[persoon A] vordert dat de rechtbank bij vonnis, uitvoerbaar bij voorraad:
in het incident:
I. [persoon B] veroordeelt tot overlegging aan [persoon A] van een complete
boedelbeschrijving met alle daarop betrekking hebbende verificatoire bescheiden zoals genoemd onder randnummer 78 binnen veertien dagen na de datum van het vonnis op straffe van een dwangsom van € 2.500,-- voor iedere dag dat [persoon B] in gebreke zal blijven van het veroordelend (tussen)vonnis. Althans een bedrag dat uw rechtbank redelijk acht;
II. een erkend valuator zal benoemen die de aandelen van de vennootschappen en de
certificaten van aandelen van de vennootschappen, behorende tot de nalatenschap van erflater, economisch per overlijdensdatum van erflater zal waarderen rekening houdend met de opdracht zoals in randnummer 70 is omschreven.
in de hoofdzaak:
Legaat
III. de omvang van de nalatenschap van erflater in rechte vaststelt en het aan [persoon A]
toekomende legaat uit hoofde van deze nalatenschap in rechte vaststelt;
IV. [persoon B] veroordeelt de aan [persoon A] toekomende geldvordering uit hoofde van
het legaat in eens dan wel in vijf jaarlijkse termijnen te voldoen, waarbij de eerste termijn uiterlijk op 5 juni 2021 komt te vervallen, vermeerderd met de wettelijke rente van artikel 4:13 lid 4 BW zoals bepaald in het testament en te vermeerderen met de
wettelijke rente ex 6:119 BW en te vermeerderen met de wettelijke verhoging vanaf de dag van het openvallen van de nalatenschap, althans te vermeerderen met de rente vanaf een door uw rechtbank in goede justitie te bepalen datum tot de dag der algehele voldoening.

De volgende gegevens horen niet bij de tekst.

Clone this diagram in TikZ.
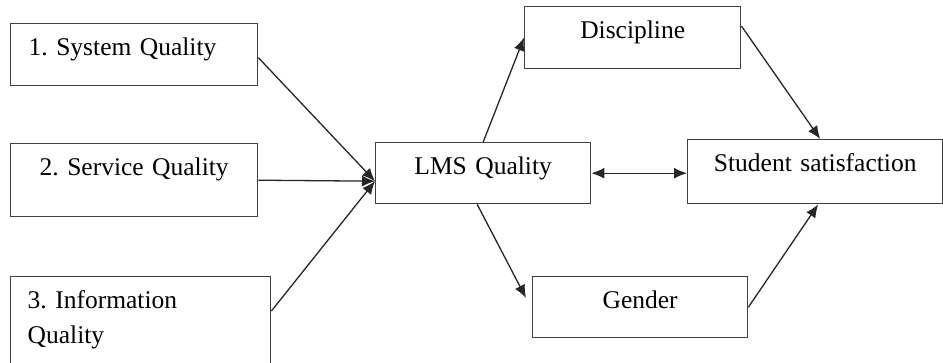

V. verklaart voor recht dat alle kosten verbonden aan de inzage en het
verstrekken van alle bescheiden als ook de kosten van de valuator voor rekening van de nalatenschap komen.
Aanvullende legitieme portie
VI. De omvang van de nalatenschap van erflater vaststelt en indien en voor zover
het legaat van [persoon A] minder bedraagt dan [persoon A] uit hoofde van zijn legitieme had kunnen verkrijgen, de omvang van de aanvullende legitieme vordering uit hoofde van de nalatenschap van erflater in rechte vaststelt en uit te keren aan [persoon A] binnen zeven
dagen na het in deze te wijzen vonnis.
Voor wat betreft de proceskostenveroordeling, zowel in het incident als in de hoofdzaak:
Primair
VII. [persoon B] veroordeelt in de kosten van deze procedure, daaronder begrepen een
vergoeding van de redelijke en evenredige werkelijke (advocaat)kosten en nakosten, althans een door uw rechtbank in goede justitie te bepalen bedrag, alles te vermeerderen
met de wettelijke rente ex artikel 6:119 BW vanaf 14 dagen na betekening van het in deze zaak te wijzen vonnis;
Subsidiair
VIII. [persoon B] veroordeelt in de proceskosten en nakosten, alles te vermeerderen
met de wettelijke rente ex artikel 6:119 BW daarover vanaf 14 dagen na betekening van het in deze zaak te wijzen vonnis.